While this consumer behaviour is reducing sales at physical stores, the real trend has already revealed itself since a while: nowadays it seems that either you go for multichannel either you collapse under a prehistoric retail model. According in fact to what many brands have already experienced, multichannel does not mean only a coherent image and integrated services upon delivery, but above all the possibility of a constant recognition of the client’s privileged status of consumer, no matter where the purchase is performed.
We everyday read in the news about mono-brand retail experiencing a drop in traffic and sales, caused mostly by unsatisfactory shopping experiences and outdated assortments, but still, I am convinced it can remain the core of an increasingly dynamic purchasing process: if the statistics are correct about 61% of all luxury purchases being influenced by digital (peaking at 72% in the U.S), we have a light at the end of the tunnel if we are able to redirect to off line, a strong redemption of what invested online.
How?
Ever since Fall/Winter 2014, Vetements’ debut collection on the Parisian catwalk, the world of fashion has been violently turned upside down by this brand, rich of explicit references to the underground culture, which offers an oversized and deconstructed silhouette, very close to the look and physicality of the new consumer who sees himself now as an individual and no more as a model. Over the course of just a few seasons, the label has become a religion: it has absorbed street style trends to create an image so strong that it has become a global cultural model.

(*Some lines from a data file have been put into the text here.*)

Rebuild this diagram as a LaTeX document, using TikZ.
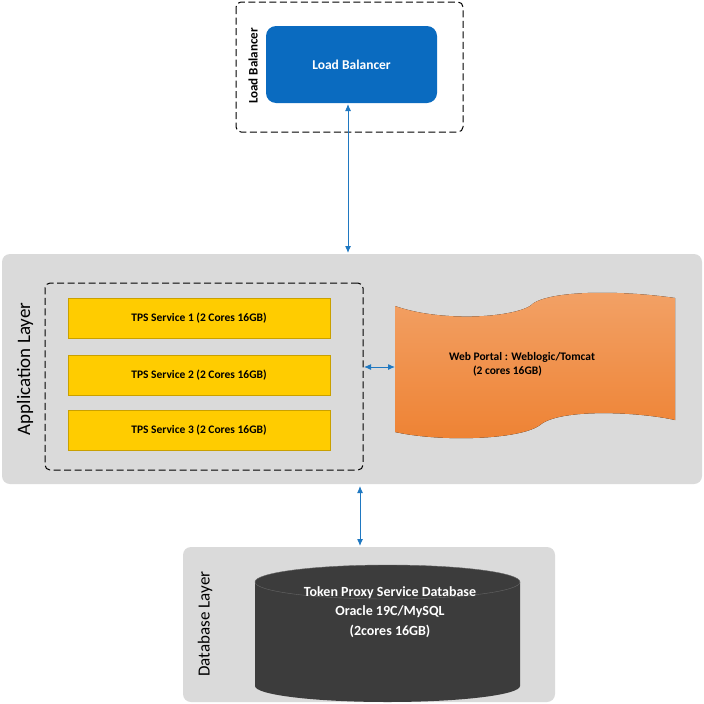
\documentclass[tikz,border=0pt]{standalone}
\usepackage{fontspec}
\setmainfont{Carlito}
\usetikzlibrary{arrows.meta}
\definecolor{lbblue}{HTML}{0A6BC0}
\definecolor{layergray}{HTML}{DADADA}
\definecolor{tpsy}{HTML}{FFCC00}
\definecolor{tpsb}{HTML}{C9A000}
\definecolor{orng}{HTML}{EE8233}
\definecolor{dbdark}{HTML}{3C3C3C}
\definecolor{arr}{HTML}{1F78C1}
\begin{document}
\begin{tikzpicture}[x=1pt,y=-1pt,
  layer/.style={fill=layergray,draw=none,rounded corners=8pt},
  dashbox/.style={draw=black,dashed,dash pattern=on 7pt off 3.5pt,rounded corners=5pt,line width=1pt},
  tps/.style={draw=tpsb,fill=tpsy,minimum width=262pt,minimum height=40pt,inner sep=0pt,font=\bfseries\fontsize{11.5}{13}\selectfont},
  vlabel/.style={rotate=90,font=\bfseries},
  conn/.style={draw=arr,line width=1pt,{Latex[length=7pt,width=6pt]}-{Latex[length=7pt,width=6pt]}}]
\useasboundingbox (0,0) rectangle (704,704);
% load balancer
\draw[dashbox] (236,2) rectangle (463,132);
\node[fill=lbblue,rounded corners=10pt,minimum width=171pt,minimum height=77pt,text=white,font=\bfseries\fontsize{13.5}{16}\selectfont] (lb) at (351.5,64.5) {Load Balancer};
\node[vlabel,font=\bfseries\fontsize{13}{15}\selectfont] (lbl) at (253,66) {Load Balancer};
% application layer
\node[layer,minimum width=700pt,minimum height=230pt] (app) at (352,369) {};
\node[vlabel,font=\fontsize{19}{22}\selectfont] (appl) at (25,369) {Application Layer};
\node[dashbox,minimum width=318pt,minimum height=187pt] (grp) at (204,376.5) {};
\node[tps] (t1) at (199,318) {TPS Service 1 (2 Cores 16GB)};
\node[tps] (t2) at (199,375) {TPS Service 2 (2 Cores 16GB)};
\node[tps] (t3) at (199,430) {TPS Service 3 (2 Cores 16GB)};
\fill[top color=orng!75!white,bottom color=orng] (395,306) .. controls (440,322) and (510,318) .. (530,306)
  .. controls (545,290) and (620,290) .. (675,298) -- (675,420)
  .. controls (640,412) and (560,408) .. (540,425)
  .. controls (520,440) and (440,442) .. (395,432) -- cycle;
\coordinate (wp) at (395,367);
\node[font=\bfseries\fontsize{11.5}{14}\selectfont,align=left] (wpt) at (522,364) {Web Portal : Weblogic/Tomcat\\\hspace*{24pt}(2 cores 16GB)};
% database layer
\node[layer,minimum width=372pt,minimum height=155pt] (db) at (369,624.5) {};
\node[vlabel,font=\fontsize{17}{20}\selectfont] (dbl) at (205,624) {Database Layer};
\fill[dbdark] (255,582) -- (255,686) arc[start angle=180,end angle=360,x radius=132.5pt,y radius=16pt] -- (520,582) -- cycle;
\draw[draw=black!60,fill=dbdark] (387.5,582) ellipse[x radius=132.5pt,y radius=17pt];
\node[text=white,font=\bfseries\fontsize{14}{19.5}\selectfont,align=center] (dbt) at (390,612) {Token Proxy Service Database\\Oracle 19C/MySQL\\(2cores 16GB)};
% connectors
\coordinate (a1) at (348,104);
\coordinate (a2) at (348,253);
\draw[conn] (a1) -- (a2);
\coordinate (h1) at (364,367);
\draw[conn] (h1) -- (wp);
\coordinate (v1) at (360,486);
\coordinate (v2) at (360,546);
\draw[conn] (v1) -- (v2);
\end{tikzpicture}
\end{document}
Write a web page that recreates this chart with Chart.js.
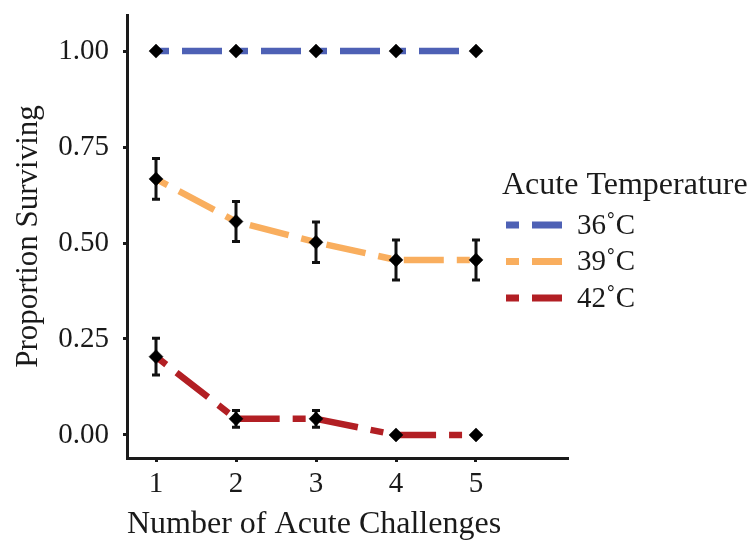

On the other hand, and almost at the same time, also Off-White’s success starts its creative miracle through a match: Virgil Abloh, ex Kanye West’s designer for his clothing lines, meets Claudio Antonioli, renowned trend-hunter and godfather of hits like Marcelo Burlon or Palm Angels.
Since the first season of this lucky relationship, it has been clear for all fashion system that Off-White is one of those brands that is able to truly bridge streetwear and high fashion, with luxury collection prices, but with materials and silhouettes inspired by the street, all packaged in a very recognisable image, such as the diagonal white stripes that look like the pedestrian crossing. In this way, we can definitely state that Abloh has incredibly created what the studious and designer Raymond Loewy already in 1950 used to call “the Most Advanced Yet Acceptable”.
So why Gwasalia and Abloh are often mentioned to be such genius? Probably because they have been intelligent enough to anticipate the fashion world’s point of no return, in a dark moment of total loss of interest in a system where products do not reflect customers needs anymore, due also to the lack of creativity of many brands now on the market. Vetements and Off-White have come out winning not just for their own merit but also for the demerit of their competitors, creating a very rare and genuine magic: recalling the visions of the famous writer Derek Thompson, Demna and Virgil have created something that fills the void between our neophilia and neophobia, and therefore, between our desire for the new and our fear of the new.
But has this battle really been won both creatively and statistically, or was just a lucky shot in the dark, destined to be a bright but soon falling comet?
After just a few seasons all retailers are already giving clear signals about these two brands losing a bit of their brightness, as now only cobranded product like Off-White/Nike or Vetements/Rebook still seem to appeal the customers. On the contrary no retailers have already answered the most difficult question: is all of this just the brand’s fault or is the consumer to be bored by too much offer and product push?
Now the real question is: buy now, but wear when?
Oh yes, because with so much to choose from, that old saying from the 80s “create a desire in the consumer and then prepare to satisfy it” doesn’t work anymore. The desire for luxury and purchasing power are polarising, with numbers that remind us this effect every day: according to recent analyses by major watchdogs in luxury, 415 million high-end consumers spent 860 billion euro in 2017 alone. The total number of consumers is expected to increase to 490 million by the year 2023, spending 1.185 billion: 30% of total consumption directly attributable to the 4% of luxury consumers.
Strangely enough and despite all the analytics above, if we take a walk down the shopping streets, it still seem that luxury is for everyone: the swelling aspirational population of many emerging countries is asserting itself as new brand consumers, cancelling and diluting that exclusivity component, once essential for the traditional customers of luxury. According to a recent study among rich Chinese, Louis Vuitton seems now to be considered, in a very snobbish way, a “brand for secretaries” and Tiffany’s daily top seller category is the 120usd silver bracelet, instead of selling diamonds. Many brands, such as Dolce & Gabbana and Moschino, no longer have advertising campaigns or communication strategies targeting sophisticated interlocutors nor high spenders, but create dialogues with millennials and clients seeking a certain status or a way to display a newly acquired wellness.
So, what happens to a good part of those customers who can no longer find something exclusive or chic enough to reflect themselves? They started turning to haute couture and bespoke: all men’s brands, whether casual or formal, have a made-to-measure or bespoke section for their best clients, and many women’s luxury labels are complementing their ready-to-wear collection with a wide variety of “demi-couture” or “haute couture” so they can cater to the clients who have become orphans of real luxury products.
Those who went to the Paris Haute Couture week last January, clearly saw that not only Paris had become the only truly undisputed home of luxury fashion, but also that the front row of the shows is no longer occupied by the “Annas” (from Wintour to Dello Russo), but by actual customers – the sophisticated and elegant top spenders responsible for 27% of the total spending and 90% of the growth in luxury consumption.
They are now the ones who sit at the fashion shows, they are the ones – by buying or not buying the pieces seen at the runway – who decide the success or failure of a designer, they are the ones – having none other than a wealth of means – who can afford to be the unbiased judges of fashion, ridding off all middlemen in one fell swoop, from retailers to the press, who have until now been their eyes and ears, deciding what people should buy and should wear.
Probably, under this new light, there is a coming era for luxury democracy, for a meritocracy, and this “see now buy now” might take on a new and perhaps true meaning: I see and I buy. Now. Maybe. If it excites me.